Ironisnya, orang-orang yang berada di lembaga yudikatif. Orang-orang yang seharusnya sebagai benteng terakhir penegakan hukum, justru banyak bermasalah dengan hukum. Orang-orang yang seharusnya sudah tidak boleh tergoda dengan berbagai godaan.

Semua realitas ini menunjukkan bahwa kondisi negara kita sedang sangat memprihatinkan. Dengan berbagai kejadian tangkap tangan seyogianya memberi aba-aba bagi peringatan akan kebangkrutan negara bila tidak segera ditangani.

Jelaslah kondisi bangsa kita sudah member aba-aba akan kebangkrutan keteladanan yang seharusnya menjadi modal sosial paling besar dalam pembangunan bangsa.

Dari segi konsep, keteladanan adalah sesuatu yang patut dijadikan contoh, seperti perbuatan, kelakuan, sifat, dan sebagainya. Keteladanan lebih kepada sesuatu yang sudah terbentuk dalam diri masing-masing. Orang-orang yang dapat diteladani, maka perbuatan, kelakuan, sifat, adalah sesuatu dalam jiwa yang baik.

Perbuatan, kelakuan, dan sikap tersebut pada dasarnya tidak bisa ditipu.
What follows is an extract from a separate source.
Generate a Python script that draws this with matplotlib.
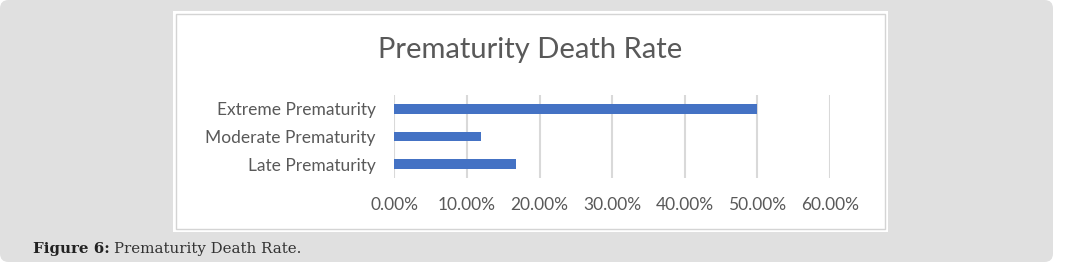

Orang-orang yang memperlihatkan tipu daya yang seolah-olah bias diteladani, disebut dengan munafik. Dalam Islam, paling tidak ada tiga wujud orang munafik, yakni: (1) seseorang yang berbicara tapi tidak seperti apa adanya; (2) seseorang yang berjanji tapi tidak ditepati; (3) seseorang yang diberikan amanah tapi ia berkhianat atas amanah tersebut (Sabda Rasulullah saw).

Orang-orang yang melakukan korupsi pada dasarnya sedag menjadi orang yang munafik. Ketiga syarat yang disebutkan sebagai orang munafik tampil pada setiap sosok yang melakukan korupsi. Indikator kemunafikan dari seseorang yang korupsi, antara lain bisa dilihat pada tidak benarnya berbicara, tidak menepati janji, dan berkhianat terhadap amanah.
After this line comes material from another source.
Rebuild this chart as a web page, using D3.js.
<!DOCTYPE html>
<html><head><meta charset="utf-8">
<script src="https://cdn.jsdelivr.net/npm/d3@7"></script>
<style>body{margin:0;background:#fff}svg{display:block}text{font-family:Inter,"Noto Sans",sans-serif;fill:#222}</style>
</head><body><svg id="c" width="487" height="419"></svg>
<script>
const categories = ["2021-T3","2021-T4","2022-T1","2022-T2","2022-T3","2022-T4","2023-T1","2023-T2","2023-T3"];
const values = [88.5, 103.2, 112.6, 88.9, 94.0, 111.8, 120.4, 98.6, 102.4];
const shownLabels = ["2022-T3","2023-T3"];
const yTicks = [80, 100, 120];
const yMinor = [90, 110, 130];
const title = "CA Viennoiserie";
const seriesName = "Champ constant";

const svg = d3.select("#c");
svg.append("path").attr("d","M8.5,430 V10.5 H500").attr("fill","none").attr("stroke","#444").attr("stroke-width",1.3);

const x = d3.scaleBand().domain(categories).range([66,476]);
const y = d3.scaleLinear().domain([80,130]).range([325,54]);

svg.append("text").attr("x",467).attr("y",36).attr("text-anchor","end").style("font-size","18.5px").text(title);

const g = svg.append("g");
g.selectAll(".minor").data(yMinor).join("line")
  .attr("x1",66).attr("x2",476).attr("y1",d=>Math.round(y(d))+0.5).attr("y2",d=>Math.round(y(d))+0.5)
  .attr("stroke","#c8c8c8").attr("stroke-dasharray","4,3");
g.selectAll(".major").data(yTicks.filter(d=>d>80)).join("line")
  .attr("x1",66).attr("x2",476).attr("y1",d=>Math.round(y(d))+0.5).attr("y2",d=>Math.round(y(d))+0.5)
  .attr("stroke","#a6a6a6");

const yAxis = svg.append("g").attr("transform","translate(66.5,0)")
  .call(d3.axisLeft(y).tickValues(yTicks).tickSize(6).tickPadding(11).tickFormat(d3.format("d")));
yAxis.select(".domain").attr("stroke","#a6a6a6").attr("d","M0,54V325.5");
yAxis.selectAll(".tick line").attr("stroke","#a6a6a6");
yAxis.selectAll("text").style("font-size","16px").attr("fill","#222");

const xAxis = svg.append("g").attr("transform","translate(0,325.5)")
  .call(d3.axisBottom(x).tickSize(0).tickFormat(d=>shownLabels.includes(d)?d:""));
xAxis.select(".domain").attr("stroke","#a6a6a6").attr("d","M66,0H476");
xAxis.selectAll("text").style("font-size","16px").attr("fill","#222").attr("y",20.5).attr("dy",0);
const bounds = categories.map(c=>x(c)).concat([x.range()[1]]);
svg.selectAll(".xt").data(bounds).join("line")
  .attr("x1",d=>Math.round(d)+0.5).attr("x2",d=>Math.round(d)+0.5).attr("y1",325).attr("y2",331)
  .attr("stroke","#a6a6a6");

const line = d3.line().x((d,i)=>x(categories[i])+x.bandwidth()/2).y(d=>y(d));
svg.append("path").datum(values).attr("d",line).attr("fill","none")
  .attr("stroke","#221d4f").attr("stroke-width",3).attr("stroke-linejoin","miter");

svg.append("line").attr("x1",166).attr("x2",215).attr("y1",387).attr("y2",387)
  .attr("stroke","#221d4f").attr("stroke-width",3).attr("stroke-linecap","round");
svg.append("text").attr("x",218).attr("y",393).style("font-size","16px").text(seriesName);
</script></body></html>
Seseorang yang melakukan korupsi, tidak akan berbicara jujur apa adanya. Harta dan uang masuk disembunyikan dengan berbagai cara. Akuntabilitas yang diwajibkan oleh hukum, secara norma diselesaikan dengan laporan palsu, dan semacamnya. Orang yang korup juga tidak bisa dipegang janjinya. Mentalitas tidak jujur menguat dengan sendirinya. Hingga dengan korupsi, menggambarkan ada proses pengkhianatan yang terjadi terhadap amanah yang berikan.
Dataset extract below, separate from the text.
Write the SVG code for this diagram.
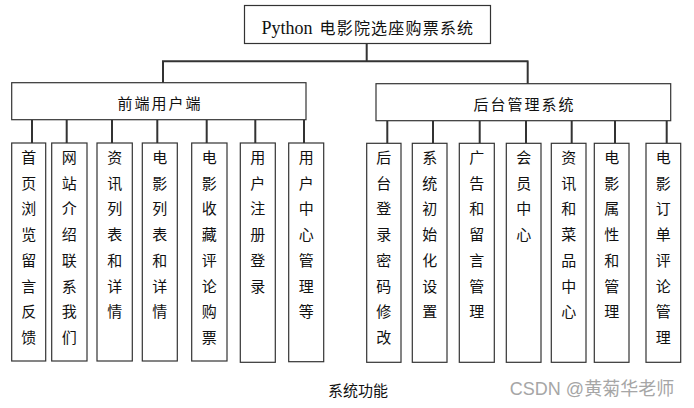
<svg xmlns="http://www.w3.org/2000/svg" width="694" height="408" viewBox="0 0 694 408">
<style>
.box{fill:#fff;stroke:#333;stroke-width:1.2}
.ln{stroke:#333;stroke-width:2;fill:none}
.cn{font-family:"Noto Sans CJK SC","Liberation Sans",sans-serif;font-size:15px;fill:#111;text-anchor:middle}
.lbl{font-family:"Noto Sans CJK SC","Liberation Sans",sans-serif;font-size:15px;fill:#111;text-anchor:middle;letter-spacing:2px}
</style>
<rect width="694" height="408" fill="#fff"/>
<g id="connectors">
<path class="ln" d="M366.7 43.5V61.3M162 61.3H528.5M163 61.3V83M527.7 61.3V84"/>
<path class="ln" d="M32 120V143M66.7 120V143M112 120V143M157.3 120V143M206.7 120V143M255.3 120V143M304 120V143"/>
<path class="ln" d="M387.3 121V143M433 121V143M479.7 121V143M526 121V143M571.7 121V143M615 121V143M666.7 121V143"/>
</g>
<g id="root">
<rect class="box" x="244.5" y="5.5" width="246" height="38"/>
<text y="33.5" style="fill:#111"><tspan x="261.5" style="font-family:'Liberation Serif',serif;font-size:18px">Python</tspan><tspan x="319.5" y="34" style="font-family:'Noto Sans CJK SC',sans-serif;font-size:16px;letter-spacing:1.2px">电影院选座购票系统</tspan></text>
</g>
<g id="frontend">
<rect class="box" x="11.7" y="82.7" width="294.3" height="37"/>
<text class="lbl" x="160" y="108.5">前端用户端</text>
</g>
<g id="backend">
<rect class="box" x="376" y="83.7" width="294.7" height="37"/>
<text class="lbl" x="524.5" y="109.5">后台管理系统</text>
</g>
<g id="f1"><rect class="box" x="11.7" y="143" width="34" height="218"/><text class="cn" y="163"><tspan x="28.7">首</tspan><tspan x="28.7" dy="25.7">页</tspan><tspan x="28.7" dy="25.7">浏</tspan><tspan x="28.7" dy="25.7">览</tspan><tspan x="28.7" dy="25.7">留</tspan><tspan x="28.7" dy="25.7">言</tspan><tspan x="28.7" dy="25.7">反</tspan><tspan x="28.7" dy="25.7">馈</tspan></text></g>
<g id="f2"><rect class="box" x="51.7" y="143" width="35.3" height="218"/><text class="cn" y="163"><tspan x="69.3">网</tspan><tspan x="69.3" dy="25.7">站</tspan><tspan x="69.3" dy="25.7">介</tspan><tspan x="69.3" dy="25.7">绍</tspan><tspan x="69.3" dy="25.7">联</tspan><tspan x="69.3" dy="25.7">系</tspan><tspan x="69.3" dy="25.7">我</tspan><tspan x="69.3" dy="25.7">们</tspan></text></g>
<g id="f3"><rect class="box" x="97" y="143" width="35.3" height="218"/><text class="cn" y="163"><tspan x="114.7">资</tspan><tspan x="114.7" dy="25.7">讯</tspan><tspan x="114.7" dy="25.7">列</tspan><tspan x="114.7" dy="25.7">表</tspan><tspan x="114.7" dy="25.7">和</tspan><tspan x="114.7" dy="25.7">详</tspan><tspan x="114.7" dy="25.7">情</tspan></text></g>
<g id="f4"><rect class="box" x="142.3" y="143" width="35" height="218"/><text class="cn" y="163"><tspan x="159.8">电</tspan><tspan x="159.8" dy="25.7">影</tspan><tspan x="159.8" dy="25.7">列</tspan><tspan x="159.8" dy="25.7">表</tspan><tspan x="159.8" dy="25.7">和</tspan><tspan x="159.8" dy="25.7">详</tspan><tspan x="159.8" dy="25.7">情</tspan></text></g>
<g id="f5"><rect class="box" x="191.7" y="143" width="35.3" height="218"/><text class="cn" y="163"><tspan x="209.3">电</tspan><tspan x="209.3" dy="25.7">影</tspan><tspan x="209.3" dy="25.7">收</tspan><tspan x="209.3" dy="25.7">藏</tspan><tspan x="209.3" dy="25.7">评</tspan><tspan x="209.3" dy="25.7">论</tspan><tspan x="209.3" dy="25.7">购</tspan><tspan x="209.3" dy="25.7">票</tspan></text></g>
<g id="f6"><rect class="box" x="240.3" y="143" width="35" height="219.3"/><text class="cn" y="163"><tspan x="257.8">用</tspan><tspan x="257.8" dy="25.7">户</tspan><tspan x="257.8" dy="25.7">注</tspan><tspan x="257.8" dy="25.7">册</tspan><tspan x="257.8" dy="25.7">登</tspan><tspan x="257.8" dy="25.7">录</tspan></text></g>
<g id="f7"><rect class="box" x="288.7" y="143" width="35" height="218.7"/><text class="cn" y="163"><tspan x="306.2">用</tspan><tspan x="306.2" dy="25.7">户</tspan><tspan x="306.2" dy="25.7">中</tspan><tspan x="306.2" dy="25.7">心</tspan><tspan x="306.2" dy="25.7">管</tspan><tspan x="306.2" dy="25.7">理</tspan><tspan x="306.2" dy="25.7">等</tspan></text></g>
<g id="b1"><rect class="box" x="366.7" y="143.3" width="34.3" height="219"/><text class="cn" y="163"><tspan x="383.8">后</tspan><tspan x="383.8" dy="25.7">台</tspan><tspan x="383.8" dy="25.7">登</tspan><tspan x="383.8" dy="25.7">录</tspan><tspan x="383.8" dy="25.7">密</tspan><tspan x="383.8" dy="25.7">码</tspan><tspan x="383.8" dy="25.7">修</tspan><tspan x="383.8" dy="25.7">改</tspan></text></g>
<g id="b2"><rect class="box" x="412.3" y="143.3" width="34.7" height="219"/><text class="cn" y="163"><tspan x="429.7">系</tspan><tspan x="429.7" dy="25.7">统</tspan><tspan x="429.7" dy="25.7">初</tspan><tspan x="429.7" dy="25.7">始</tspan><tspan x="429.7" dy="25.7">化</tspan><tspan x="429.7" dy="25.7">设</tspan><tspan x="429.7" dy="25.7">置</tspan></text></g>
<g id="b3"><rect class="box" x="459.3" y="143.3" width="35" height="219"/><text class="cn" y="163"><tspan x="476.8">广</tspan><tspan x="476.8" dy="25.7">告</tspan><tspan x="476.8" dy="25.7">和</tspan><tspan x="476.8" dy="25.7">留</tspan><tspan x="476.8" dy="25.7">言</tspan><tspan x="476.8" dy="25.7">管</tspan><tspan x="476.8" dy="25.7">理</tspan></text></g>
<g id="b4"><rect class="box" x="506.3" y="143.3" width="34.7" height="219"/><text class="cn" y="163"><tspan x="523.7">会</tspan><tspan x="523.7" dy="25.7">员</tspan><tspan x="523.7" dy="25.7">中</tspan><tspan x="523.7" dy="25.7">心</tspan></text></g>
<g id="b5"><rect class="box" x="551.3" y="143.3" width="34.7" height="219"/><text class="cn" y="163"><tspan x="568.7">资</tspan><tspan x="568.7" dy="25.7">讯</tspan><tspan x="568.7" dy="25.7">和</tspan><tspan x="568.7" dy="25.7">菜</tspan><tspan x="568.7" dy="25.7">品</tspan><tspan x="568.7" dy="25.7">中</tspan><tspan x="568.7" dy="25.7">心</tspan></text></g>
<g id="b6"><rect class="box" x="594.3" y="143.3" width="34.7" height="219"/><text class="cn" y="163"><tspan x="611.7">电</tspan><tspan x="611.7" dy="25.7">影</tspan><tspan x="611.7" dy="25.7">属</tspan><tspan x="611.7" dy="25.7">性</tspan><tspan x="611.7" dy="25.7">和</tspan><tspan x="611.7" dy="25.7">管</tspan><tspan x="611.7" dy="25.7">理</tspan></text></g>
<g id="b7"><rect class="box" x="646" y="143.3" width="34.7" height="219"/><text class="cn" y="163"><tspan x="663.3">电</tspan><tspan x="663.3" dy="25.7">影</tspan><tspan x="663.3" dy="25.7">订</tspan><tspan x="663.3" dy="25.7">单</tspan><tspan x="663.3" dy="25.7">评</tspan><tspan x="663.3" dy="25.7">论</tspan><tspan x="663.3" dy="25.7">管</tspan><tspan x="663.3" dy="25.7">理</tspan></text></g>
<text class="cn" x="358" y="395.5">系统功能</text>
<text x="592" y="394.5" style="font-family:'Liberation Sans','Noto Sans CJK SC',sans-serif;font-size:18px;fill:#a6a6a6;text-anchor:middle">CSDN @黄菊华老师</text>
</svg>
Mengikuti orang-orang yang tersandung kasus korupsi, kita bisa menyaksikan bagaimana sosok-sosok tersebut tidak berbicara apa adanya. Kerapkali kita dengar dari sosok-sosok yang diduga korup, misalnya dengan kata-kata: “bila saya korup, gantung saya di monas”, atau “bila saya korup, potong jari saya”, atau “bila saya korup, hukum mati saya”.

Kata-kata demikian sering terdengar pada pelaku yang kemudian ada yang terbukti korup. Namun ketika ketahuan dan sudah ada keputusan hukum tetap sebagai koruptor, kata-kata yang pernah diucapkan hilang bak di telan bumi.

Kata-kata demikian sering diungkapkan oleh pejabat publik, politisi, bahkan penegak hukum. Coba bayangkan orang-orang yang sedang gencar-gencarnya tampil dalam iklan dengan bunyi tolak korupsi, tiba-tiba tertangkap tangan korupsi. Bukankah segala sesuatu dilihat orang tidak dengan omongan, tapi dengan perilaku?

Kata-kata terakhir yang disebut menggambarkan bahwa keteladanan itu didapat setelah seseorang dilihat perilakunya. Tidak penting apa yang dibicarakan, walau berbuih-buih mulutnya. Perilakunya yang memperlihatkan apakah seseorang itu benar sesuai antara perkataan dan perbuatan.

Menurut saya, itulah keteladanan.

Ketika pertanyaan semacam ini muncul dalam kelas, percayalah ia tidak bisa dianggap sederhana. Keteladanan dalam penegakan hukum ibarat menggunakan bensin saat membakar daa suasana yang terik. Pada masyarakat yang miskin keteladanan, saat terjadi kebakaran, persis seperti bertambahnya bensin.